- Genre: Current affairs Investigative journalism
- Presented by: Kattis Ahlström (2001–2002); Karin Hübinette (2002–2005); Elisif Elvinsdotter (2005–2006); Janne Josefsson (2006–2018); Karin Mattisson (2006–); Ali Fegan (2018–;
- Country of origin: Sweden
- Original language: Swedish
- No. of seasons: 13

Production
- Running time: 60 minutes
- Production company: Sveriges Television

Original release
- Network: Sveriges Television SVT2 (2001); SVT1 (2001–);
- Release: January 2001

= Uppdrag granskning =

Uppdrag granskning (English name: Mission: Investigate) is a Swedish television program focusing on investigative journalism. The program is produced by and aired on SVT and has become known for the use of concealed cameras and microphones. In April 2016, after an interview with Uppdrag granskning, the Icelandic prime minister Sigmundur Davíð Gunnlaugsson resigned, after a controversy concerning the Panama Papers.
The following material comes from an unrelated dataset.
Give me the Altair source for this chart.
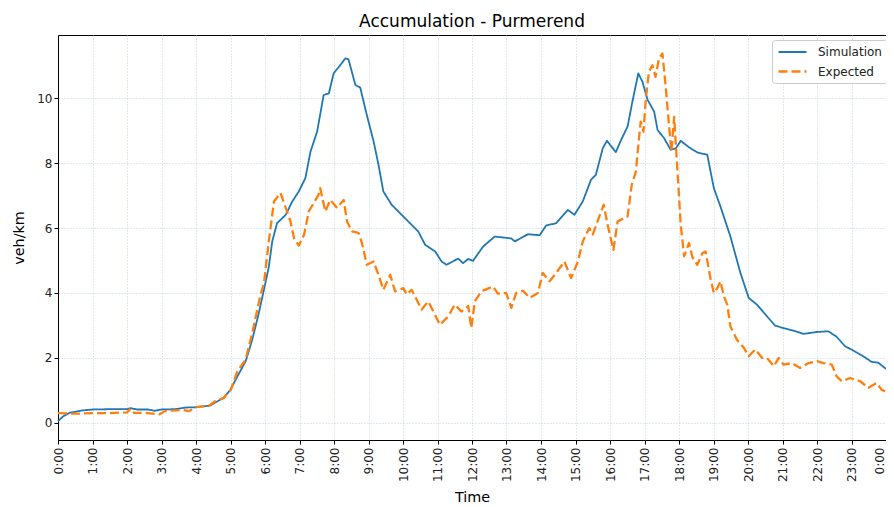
import altair as alt
import pandas as pd

# Simulation series (hours, veh/km)
sim_t = [0.0, 0.15, 0.34, 0.7, 1.0, 1.5, 2.0, 2.1, 2.3, 2.6, 2.8, 3.0, 3.4, 3.7, 4.0, 4.4, 4.6, 4.8,
         5.0, 5.2, 5.44, 5.63, 5.82, 6.0, 6.11, 6.21, 6.35, 6.6, 6.79, 6.98, 7.17, 7.32, 7.51, 7.7,
         7.85, 7.99, 8.18, 8.33, 8.42, 8.62, 8.76, 8.95, 9.15, 9.29, 9.43, 9.67, 9.96, 10.25, 10.44,
         10.64, 10.93, 11.12, 11.26, 11.6, 11.74, 11.89, 12.03, 12.32, 12.66, 13.14, 13.24, 13.62,
         13.96, 14.15, 14.44, 14.78, 14.97, 15.21, 15.45, 15.59, 15.79, 15.91, 16.17, 16.31, 16.51,
         16.65, 16.82, 16.94, 17.09, 17.28, 17.38, 17.57, 17.76, 17.91, 18.05, 18.29, 18.53, 18.82,
         19.01, 19.2, 19.49, 19.78, 20.02, 20.26, 20.55, 20.79, 21.03, 21.32, 21.61, 22.0, 22.33,
         22.57, 22.81, 23.05, 23.34, 23.58, 23.78, 24.0]
sim_v = [0.05, 0.2, 0.31, 0.38, 0.41, 0.42, 0.42, 0.45, 0.41, 0.41, 0.37, 0.41, 0.42, 0.47, 0.48, 0.53, 0.65, 0.77,
         1.02, 1.43, 1.9, 2.56, 3.38, 4.25, 4.8, 5.59, 6.15, 6.41, 6.82, 7.13, 7.54, 8.36, 8.97, 10.1,
         10.15, 10.77, 11.02, 11.23, 11.2, 10.41, 10.33, 9.49, 8.66, 7.95, 7.13, 6.72, 6.41, 6.1, 5.9,
         5.49, 5.28, 4.97, 4.87, 5.06, 4.92, 5.05, 4.99, 5.43, 5.74, 5.68, 5.59, 5.81,
         5.78, 6.08, 6.15, 6.56, 6.41, 6.82, 7.49, 7.64, 8.46, 8.69, 8.34, 8.69, 9.13,
         9.9, 10.77, 10.51, 9.95, 9.59, 9.02, 8.77, 8.41, 8.46, 8.69, 8.49, 8.33, 8.26,
         7.23, 6.67, 5.74, 4.62, 3.85, 3.64, 3.28, 2.99, 2.92, 2.84, 2.74, 2.8, 2.82,
         2.65, 2.36, 2.23, 2.05, 1.88, 1.85, 1.66]

# Expected series (hours, veh/km)
exp_t = [0.0, 0.5, 1.0, 1.5, 2.0, 2.1, 2.2, 2.6, 2.94, 3.1, 3.61, 3.8, 4.0, 4.38, 4.6, 4.8, 5.01, 5.2,
         5.44, 5.63, 5.87, 5.97, 6.11, 6.26, 6.45, 6.6, 6.74, 6.84, 6.98, 7.13, 7.27, 7.41, 7.55, 7.6,
         7.75, 7.89, 8.09, 8.28, 8.38, 8.52, 8.71, 8.81, 8.95, 9.15, 9.29, 9.43, 9.63, 9.77, 10.01,
         10.11, 10.25, 10.54, 10.73, 10.88, 11.07, 11.31, 11.5, 11.69, 11.89, 11.98, 12.08, 12.27,
         12.61, 12.75, 12.99, 13.14, 13.28, 13.48, 13.67, 13.91, 14.05, 14.25, 14.44, 14.68, 14.87,
         15.07, 15.21, 15.4, 15.5, 15.69, 15.82, 15.93, 16.1, 16.22, 16.41, 16.51, 16.63, 16.75,
         16.85, 16.89, 16.97, 17.04, 17.13, 17.23, 17.32, 17.42, 17.52, 17.61, 17.71, 17.78, 17.86,
         17.95, 18.05, 18.15, 18.29, 18.39, 18.53, 18.68, 18.77, 18.92, 19.01, 19.11, 19.2, 19.3,
         19.4, 19.49, 19.68, 19.88, 20.02, 20.21, 20.41, 20.55, 20.75, 20.89, 21.03, 21.27, 21.51,
         21.76, 22.0, 22.19, 22.43, 22.57, 22.72, 22.96, 23.25, 23.49, 23.73, 23.87, 23.97, 24.0]
exp_v = [0.3, 0.28, 0.3, 0.3, 0.32, 0.43, 0.31, 0.3, 0.26, 0.36, 0.4, 0.36, 0.48, 0.53, 0.7, 0.76, 1.02, 1.59,
         1.95, 2.77, 3.95, 4.3, 5.59, 6.82, 7.08, 6.62, 6.2, 5.69, 5.46, 5.79, 6.51, 6.77, 7.02, 7.23,
         6.51, 6.87, 6.62, 6.87, 6.2, 5.9, 5.85, 5.54, 4.87, 4.97, 4.56, 4.1, 4.56, 4.05, 4.15,
         3.95, 4.1, 3.49, 3.74, 3.43, 3.02, 3.28, 3.64, 3.43, 3.6, 2.92, 3.74, 4.05,
         4.2, 3.98, 4.0, 3.54, 4.0, 4.07, 3.85, 4.0, 4.62, 4.36, 4.62, 4.97, 4.46,
         4.97, 5.59, 6.0, 5.8, 6.36, 6.72, 6.1, 5.33, 6.2, 6.31, 6.36, 7.33, 7.74,
         8.87, 9.28, 8.97, 10.0, 10.82, 11.02, 10.66, 11.23, 11.38, 10.41, 9.18, 8.36, 9.43,
         7.85, 6.1, 5.13, 5.54, 5.1, 4.87, 5.23, 5.28, 4.41, 4.0, 4.15, 4.36, 3.9,
         3.64, 2.97, 2.56, 2.31, 2.05, 2.26, 2.0, 2.0, 1.74, 2.0, 1.79, 1.84, 1.69,
         1.84, 1.9, 1.84, 1.79, 1.43, 1.28, 1.38, 1.28, 1.08, 1.23, 1.02, 0.97, 0.95]

series_names = ["Simulation", "Expected"]
hour_ticks = list(range(0, 25))
y_ticks = [0, 2, 4, 6, 8, 10]

df = pd.concat([
    pd.DataFrame({"t": sim_t, "v": sim_v, "series": series_names[0], "order": range(len(sim_t))}),
    pd.DataFrame({"t": exp_t, "v": exp_v, "series": series_names[1], "order": range(len(exp_t))}),
])

FONT = "DejaVu Sans"

chart = alt.Chart(df).mark_line(strokeJoin="round").encode(
    x=alt.X("t:Q", scale=alt.Scale(domain=[0, 24], nice=False, zero=False),
            axis=alt.Axis(values=hour_ticks, labelAngle=-90,
                          labelExpr="(datum.value % 24) + ':00'", title="Time",
                          labelBaseline={"condition": {"test": "datum.value == 24",
                                                       "value": "bottom"},
                                         "value": "middle"},
                          titlePadding=9, labelPadding=3)),
    y=alt.Y("v:Q", scale=alt.Scale(domain=[-0.53, 11.95], nice=False, zero=False),
            axis=alt.Axis(values=y_ticks, title="veh/km", titlePadding=10)),
    color=alt.Color("series:N", title=None,
                    scale=alt.Scale(domain=series_names, range=["#1f77b4", "#ff7f0e"]),
                    legend=alt.Legend(orient="none", legendX=714, legendY=5,
                                      symbolType="M-1,0L3.667,0", symbolSize=144,
                                      symbolStrokeWidth=2.2, labelFontSize=12, labelFont=FONT,
                                      fillColor="white", strokeColor="#cccccc", cornerRadius=3,
                                      padding=5, rowPadding=6, labelOffset=26,
                                      labelColor="#222222")),
    strokeDash=alt.StrokeDash("series:N", title=None,
                              scale=alt.Scale(domain=series_names, range=[[1, 0], [9, 4]])),
    strokeWidth=alt.StrokeWidth("series:N", legend=None,
                                scale=alt.Scale(domain=series_names, range=[1.8, 2.3])),
    order="order:Q",
).properties(
    width=828,
    height=405,
    title=alt.TitleParams("Accumulation - Purmerend", fontSize=17, font=FONT,
                          fontWeight="normal", anchor="middle", offset=4, color="black"),
    autosize=alt.AutoSizeParams(type="none"),
    padding={"left": 50, "top": 27, "right": 0, "bottom": 65},
).configure_view(
    stroke="black", strokeWidth=1
).configure_axis(
    labelFont=FONT, titleFont=FONT, labelFontSize=12, titleFontSize=14.4,
    titleFontWeight="normal", labelColor="#222222", titleColor="black",
    tickColor="black", tickSize=4, domainColor="black",
    gridColor="#b0c4de", gridDash=[1, 2], gridWidth=0.8,
)

chart.save("out.html", embed_options={"renderer": "svg", "actions": False})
In 2017, as part of the programs reporting on the Paradise Papers they uncovered that the plane used to fly the crown princess and her newly wed husband from their marriage ceremony was registered in a tax haven. According to the program, the pilots who flew the couple have also been charged by Swedish court for tax avoidance. The Swedish royal family response was that the trip was not paid for by the royal house, but was a gift and therefore not their responsibility.